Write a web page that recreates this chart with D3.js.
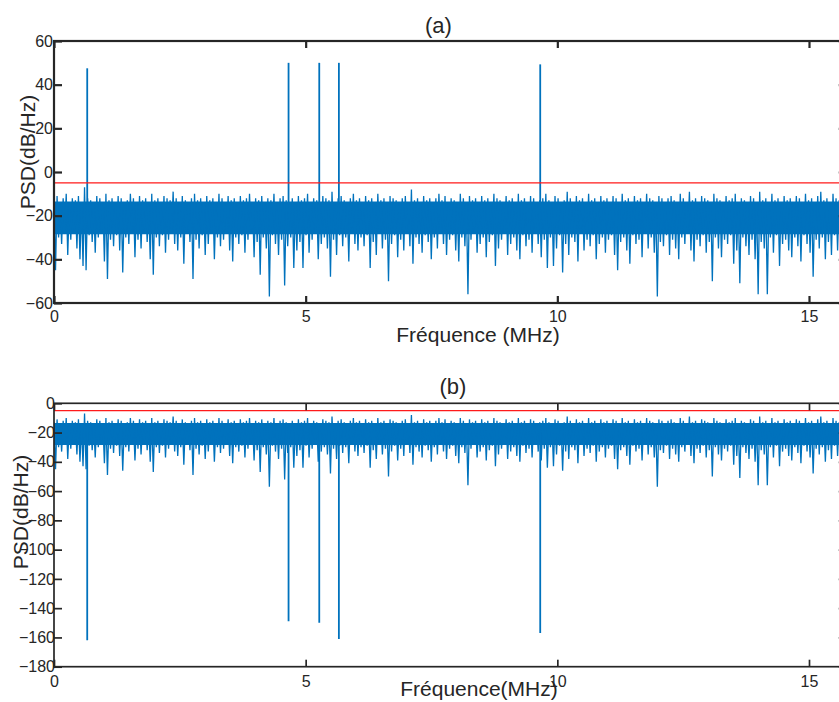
<!DOCTYPE html>
<html><head><meta charset="utf-8">
<script src="https://cdn.jsdelivr.net/npm/d3@7"></script>
<style>html,body{margin:0;padding:0;background:#fff}svg{display:block}text{font-family:"Liberation Sans",Arial,sans-serif;fill:#262626}</style>
</head><body>
<script>
// ---------- data ----------
const xTicks = [0, 5, 10, 15];
const yTicksA = [-60, -40, -20, 0, 20, 40, 60];
const yTicksB = [-180, -160, -140, -120, -100, -80, -60, -40, -20, 0];
const xMax = 15.75;            // MHz (axis limit)
const threshold = -5;          // dB/Hz (red line)
// tone frequencies (MHz)
const toneFreqs = [0.66, 4.66, 5.27, 5.66, 9.66];
// (a) tone peaks (dB/Hz)
const tonePeaksA = [47.5, 50, 50, 50, 49.3];
// (b) notches after suppression (dB/Hz)
const toneDipsB = [-162, -149, -150, -161, -157];
// dense part of the noise floor (dB/Hz): [top, bottom]
const noiseCore = [-13.5, -28.5];
// noise floor: upper excursions (alternating points of the spectrum)
const noiseHi = [
-13,-11,-14,-12,-10,-15,-12,-13,-11,-14,-7,-12,-13,-15,-11,-12,-14,-10,-13,-12,
-14,-11,-12,-15,-13,-10,-12,-14,-11,-13,-12,-15,-10,-13,-12,-14,-11,-12,-13,-9,
-12,-14,-11,-13,-15,-12,-10,-13,-12,-14,-11,-13,-12,-15,-10,-12,-14,-11,-13,-12,
-15,-11,-13,-12,-10,-14,-12,-13,-11,-15,-12,-13,-10,-14,-12,-11,-13,-15,-12,-14,
-11,-13,-12,-10,-14,-12,-13,-15,-11,-12,-13,-9,-14,-12,-11,-13,-15,-12,-10,-13,
-12,-14,-11,-13,-12,-15,-10,-13,-12,-14,-11,-12,-13,-15,-12,-11,-14,-8,-13,-12,
-14,-11,-13,-12,-15,-12,-10,-13,-11,-14,-12,-13,-15,-10,-12,-14,-11,-13,-12,-15,
-11,-13,-12,-14,-10,-12,-13,-15,-11,-13,-12,-14,-10,-13,-12,-15,-11,-12,-14,-13,
-12,-10,-13,-14,-11,-12,-15,-13,-9,-12,-14,-11,-13,-12,-15,-10,-13,-12,-14,-11,
-13,-12,-15,-11,-12,-14,-10,-13,-12,-15,-11,-13,-12,-14,-10,-12,-13,-15,-11,-12,
-14,-12,-11,-13,-15,-10,-12,-14,-9,-13,-12,-15,-11,-12,-13,-14,-10,-12,-13,-15,
-11,-13,-12,-10,-14,-12,-13,-15,-11,-12,-14,-9,-13,-12,-15,-10,-13,-12,-14,-11,
-13,-12,-15,-11,-12,-14,-10,-13,-12,-15,-11,-9,-13,-12,-14,-10,-12,-13,-15,-11];
// noise floor: lower excursions
const noiseLo = [
-45,-30,-33,-28,-38,-31,-27,-35,-40,-43,-45,-29,-32,-37,-30,-28,-41,-49,-31,-34,
-29,-36,-46,-30,-33,-27,-39,-31,-35,-28,-32,-40,-47,-30,-34,-29,-37,-31,-27,-33,
-36,-30,-42,-28,-32,-49,-31,-35,-29,-38,-33,-27,-40,-30,-34,-31,-28,-36,-41,-30,
-33,-29,-37,-31,-28,-39,-32,-47,-30,-35,-57,-29,-33,-38,-31,-52,-34,-30,-44,-36,
-32,-44,-29,-37,-31,-28,-40,-33,-30,-35,-48,-31,-38,-29,-34,-30,-41,-27,-33,-36,
-30,-34,-29,-44,-32,-38,-28,-35,-31,-50,-33,-29,-39,-31,-36,-28,-34,-42,-30,-33,
-37,-29,-32,-40,-30,-35,-28,-33,-38,-31,-29,-36,-41,-30,-34,-56,-31,-28,-37,-33,
-30,-39,-32,-29,-43,-35,-31,-28,-38,-33,-30,-36,-40,-29,-34,-31,-37,-28,-33,-39,
-31,-44,-30,-43,-35,-29,-46,-33,-38,-30,-32,-41,-28,-36,-31,-34,-29,-40,-33,-30,
-37,-31,-29,-38,-45,-32,-30,-36,-42,-29,-33,-31,-39,-28,-35,-30,-37,-57,-32,-34,
-29,-38,-31,-35,-40,-30,-33,-28,-36,-41,-31,-34,-29,-37,-32,-50,-30,-35,-39,-31,
-33,-29,-42,-36,-51,-30,-34,-38,-31,-40,-56,-32,-35,-56,-30,-37,-29,-43,-33,-31,
-36,-39,-30,-34,-41,-29,-33,-37,-48,-31,-35,-30,-40,-32,-38,-29,-36,-45,-31,-44];

// ---------- drawing ----------
const W = 839, H = 702;
const svg = d3.select("body").append("svg").attr("width", W).attr("height", H);
const blue = "#0072BD";

// build the spectrum samples (alternating upper / lower excursions)
const N = noiseHi.length * 2;
const fStep = xMax / (N - 1);
const spectrum = [];
for (let k = 0; k < noiseHi.length; k++) {
  spectrum.push({f: (2 * k) * fStep, v: noiseHi[k]});
  spectrum.push({f: (2 * k + 1) * fStep, v: noiseLo[k]});
}

function panel(cfg) {
  const x = d3.scaleLinear().domain([0, xMax]).range([cfg.left, cfg.right]);
  const y = d3.scaleLinear().domain(cfg.yDomain).range([cfg.bottom, cfg.top]);
  const g = svg.append("g");
  const clipId = "clip" + cfg.id;
  svg.append("clipPath").attr("id", clipId).append("rect")
    .attr("x", cfg.left).attr("y", cfg.top)
    .attr("width", cfg.right - cfg.left).attr("height", cfg.bottom - cfg.top);
  const plot = g.append("g").attr("clip-path", `url(#${clipId})`);

  // dense core of the noise floor
  plot.append("path").datum([0, xMax])
    .attr("fill", blue)
    .attr("d", d3.area().x(d => x(d)).y0(y(noiseCore[1])).y1(y(noiseCore[0])));
  // noise spectrum
  plot.append("path").datum(spectrum)
    .attr("fill", "none").attr("stroke", blue).attr("stroke-width", 1.3)
    .attr("stroke-linejoin", "bevel")
    .attr("d", d3.line().x(d => x(d.f)).y(d => y(d.v)));
  // tones
  plot.selectAll("line.tone").data(toneFreqs.map((f, i) => ({f, v: cfg.tones[i]})))
    .enter().append("line").attr("class", "tone")
    .attr("x1", d => x(d.f)).attr("x2", d => x(d.f))
    .attr("y1", y(cfg.toneBase)).attr("y2", d => y(d.v))
    .attr("stroke", blue).attr("stroke-width", 1.8);
  // threshold
  plot.append("line")
    .attr("x1", cfg.left).attr("x2", cfg.right)
    .attr("y1", y(threshold)).attr("y2", y(threshold))
    .attr("stroke", "#ff1a1a").attr("stroke-width", 1.4);

  // axes (ticks inside on all four sides)
  const fontSize = "16px";
  const axL = g.append("g").attr("transform", `translate(${cfg.left},0)`)
    .call(d3.axisLeft(y).tickValues(cfg.yTicks).tickSize(-8).tickPadding(cfg.yPad).tickFormat(d3.format("d")));
  const axR = g.append("g").attr("transform", `translate(${cfg.right},0)`)
    .call(d3.axisRight(y).tickValues(cfg.yTicks).tickSize(-8).tickFormat(""));
  const axB = g.append("g").attr("transform", `translate(0,${cfg.bottom})`)
    .call(d3.axisBottom(x).tickValues(xTicks).tickSize(-7).tickPadding(cfg.xPad).tickFormat(d3.format("d")));
  const axT = g.append("g").attr("transform", `translate(0,${cfg.top})`)
    .call(d3.axisTop(x).tickValues(xTicks).tickSize(-7).tickFormat(""));
  [axL, axR, axB, axT].forEach(a => {
    a.select(".domain").remove();
    a.selectAll(".tick line").attr("stroke", "#262626").attr("stroke-width", cfg.lw);
    a.selectAll("text").attr("font-size", fontSize).attr("fill", "#262626")
      .style("font-family", '"Liberation Sans", Arial, sans-serif');
  });
  // box
  g.append("rect").attr("x", cfg.left).attr("y", cfg.top)
    .attr("width", cfg.right - cfg.left).attr("height", cfg.bottom - cfg.top)
    .attr("fill", "none").attr("stroke", "#262626").attr("stroke-width", cfg.lw);

  // labels
  g.append("text").attr("x", cfg.titleX).attr("y", cfg.titleY)
    .attr("text-anchor", "middle").attr("font-size", "22px").text(cfg.title);
  g.append("text").attr("x", cfg.xlabX).attr("y", cfg.xlabY)
    .attr("text-anchor", "middle").attr("font-size", "21px").text(cfg.xlabel);
  g.append("text").attr("transform", `translate(${cfg.ylabX},${cfg.ylabY}) rotate(-90)`)
    .attr("text-anchor", "middle").attr("font-size", "21px").text("PSD(dB/Hz)");
}

const left = 54, right = 54 + (809 - 54) / 15 * xMax;

panel({
  id: "a", left, right, top: 41, bottom: 303, yDomain: [-60, 60], yTicks: yTicksA,
  tones: tonePeaksA, toneBase: -15, yPad: 1, xPad: 7.6, lw: 2.2,
  title: "(a)", titleX: 438.5, titleY: 32.5,
  xlabel: "Fréquence (MHz)", xlabX: 478, xlabY: 342,
  ylabX: 35, ylabY: 152
});
panel({
  id: "b", left, right, top: 403.3, bottom: 666.7, yDomain: [-180, 0], yTicks: yTicksB,
  tones: toneDipsB, toneBase: -20, yPad: -1, xPad: 8.9, lw: 1.7,
  title: "(b)", titleX: 453, titleY: 393.5,
  xlabel: "Fréquence(MHz)", xlabX: 479, xlabY: 696,
  ylabX: 28, ylabY: 512
});
</script>
</body></html>
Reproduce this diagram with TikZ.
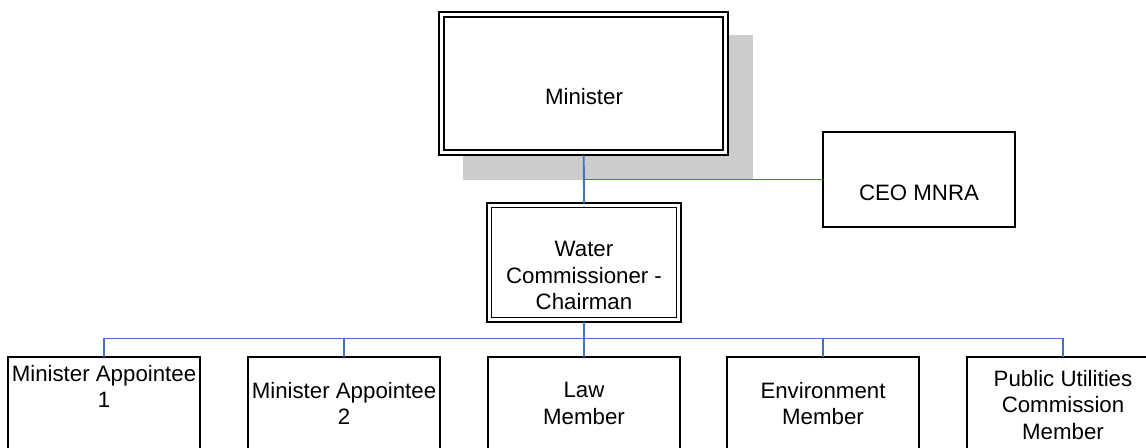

========================================

## What the task requires
Search the data for "with". Copy every matching line.

## Result
Write a web page that recreates this chart with D3.js.
Reproduce this diagram with TikZ.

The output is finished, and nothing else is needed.